Thanks for the good thoughts and input brother Squiggly!
You're right about condenser capacity, and I have yet to pull it off with vacuum distillation, using all three of our lab condensers and double cold traps in series, with cooling from pumped ice water.
I collect about 20% more solvent with my simple pot still, so it looks like I will have to build an adequate condenser. Any design thoughts that you have on that, would be appreciated. My current thoughts are an upper horizontal header, with "N" down tubes between it and a lower horizontal header.
I envision it sitting in a barrel of brine, with a single tube passing through the bottom of the barrel via a bulkhead fitting, and bleeding into a catch container, kept under vacuum.
How would you design your condenser, from a clean sheet of paper?
If I had the means--I'd design it as a coiled coil (tiny coil wrapped into a big coil) its ALLLL about surface area in terms of design shape. You can also pump through colder coolant as a way to increase capacity (much in the same way you can increase your heat conductance to hit the enthalpy of vaporization you're looking for--you can decrease the temp to hit it from the other direction). Sometimes it's as easy as using a salt/ice/water slurry to get the job done.
Alternatively I'd do some kind of a hybrid between an alihn and graham coil.
Generally a coil is going to be your best bet to increase capacity, just think surface area and your ingenuity will come up with something. Remember that equilibrium plays a large role here--two very important notes on that:
1. Condensation creates heat--so your thermal conductance is highly important. As each unit of heat is gained, the next molecule is that much less likely to condense--the faster we remove the heat, the higher the capacity will be. Keep in mind that molecules work at incredibly high speeds so every little increase in efficiency counts for SO MUCH in this respect.

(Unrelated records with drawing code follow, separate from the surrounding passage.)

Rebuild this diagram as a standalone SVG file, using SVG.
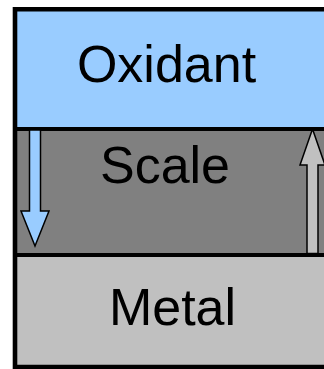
<svg xmlns="http://www.w3.org/2000/svg" width="324" height="369" viewBox="0 0 324 369">
  <style>
    .lbl { font-family: "Liberation Sans", Arial, sans-serif; font-size: 52px; fill: #000; text-anchor: middle; }
    .arrow { stroke: #000; stroke-width: 1.5; stroke-linejoin: miter; }
    .div { stroke: #000; stroke-width: 3.8; }
  </style>
  <rect x="0" y="0" width="324" height="369" fill="#fff"/>
  <g id="oxidant">
    <rect x="15" y="9" width="320" height="120" fill="#99ccff"/>
    <text class="lbl" x="166.5" y="82">Oxidant</text>
  </g>
  <g id="scale">
    <rect x="15" y="129" width="320" height="126" fill="#808080"/>
    <text class="lbl" x="165" y="183">Scale</text>
  </g>
  <g id="metal">
    <rect x="15" y="255" width="320" height="112" fill="#c0c0c0"/>
    <text class="lbl" x="172.5" y="325">Metal</text>
  </g>
  <g id="frame">
    <line class="div" x1="15" y1="129" x2="330" y2="129"/>
    <line class="div" x1="15" y1="255" x2="330" y2="255"/>
    <path d="M335,9.25 H15 V367 H335" fill="none" stroke="#000" stroke-width="4.6"/>
  </g>
  <g id="connectors">
    <polygon class="arrow" fill="#99ccff" points="29.5,130 40.5,130 40.5,211 49,211 35,246 21,211 29.5,211"/>
    <polygon class="arrow" fill="#c0c0c0" points="312.5,129 325,165 318,165 318,253.5 307,253.5 307,165 300,165"/>
  </g>
</svg>
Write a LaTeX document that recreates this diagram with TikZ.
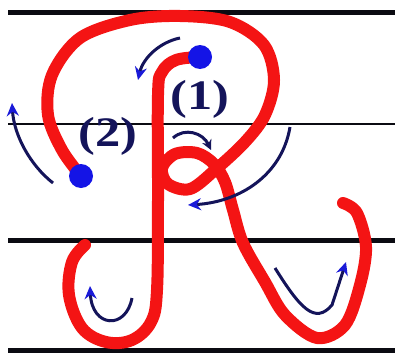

2. As a result of 1 it becomes a concern how fast solvent drips from your condenser--you don't want it to have anywhere the liquid can settle (another reason a coil works very well).
As for bumping, how much bumping are you seeing with a thin film under vacuum? I see it in our simple pot stills, without boiling chips, but haven't noticed it doing thin film vacuum purging in a Petri dish.
Beware, bumping is an all too common occurrence in thin film evaporation. A good rule of thumb is to never fill the vessel more than half way--but it will all depend on the angle of inclination of the neck as I'm sure you might imagine, because in the end bumping is a liquid transfer that results from this sort of snowball effect.
Usually we think of it as superheating and lack of nucleation causing a boil over when nucleation begins and a chain reaction of nucleation results--boiling chips are thus the answer in stills (as they provide nucleation sites to prevent this).
When you're actually reducing the pressure (you're not talking about a vacuum still are you?)--boiling chips won't get you too far. In the case of boiling under atmospheric pressure you're spending essentially the entire heat up time trying to overcome 1atm of pressure.
With this process you are removing that impedance to boiling in a matter of seconds rather than minutes. Not only should you expect vigorous boiling--but it'd be weird if you didn't get any. Instead of seeking to control nucleation (because often rotovaps are meant to retrieve a pristine sample--unadulterated by anything else, including boil ezers) we just make sure the vessel is big enough to handle the size of bubbles we're going to make (BIG), and also to not overfill the vessel.
A final safety feature is the bump trap, and I highly recommend you install one. If you custom source a glass vessel--it should be no problem to simply purchase a bump trap (or have on custom made). The last thing you want to do is have a high surface area condenser shitted up with oil.
If it is an issue, a labyrinth intake inside the drum, should keep bursting bubbles out of the intake stream.
you'd know better than I on this one--but be aware that the shit is going to bubble--and if you don't plan accordingly you're going to have thin film on every inch of the vessel, rather than in the bottom quarter where you want it.
Good idea on the custom glass drum. I will check with our scientific glass shop for a price!
Borosilicate is a better conductor than 304 stainless, but it is a linear formula and we can always increase the delta T to get the same rates of heat transfer.
I suspected as much with motor speed, and the incremental cost for a variable speed motor isn't that much, so I probably ought to bite the bullet. It would certainly make process development and refinement easier. As noted, the test sled most certainly will have one.
Few final notes:
I'd really recommend making the vessel RBF shaped--this aids in the dispersion of the sample into a thin film. You will end up trapping solvent near the edge of your drum. The idea is for the film to be uniform--which pretty much means a round vessel. (Angle of inclination also plays a role--and this is why the more expensive models allow you to adjust this).
If you're able to source LN2 (I don't know how much it costs)--a cold trap might work, but you must be very careful as there is a chance for an explosion if you pass too much air too quickly over the cold trap when bleeding your manifold.
You might also try a cold finger condenser. As I said earlier you can greatly increase capacity by bringing temps way down. If you construct a cold finger apparatus that will accept a dry ice bath (ethanol -72C, acetone -78C, or LN2 baths can take you all the way to -192) it should be able to overcome whatever you throw at it (with a reasonable size, of course).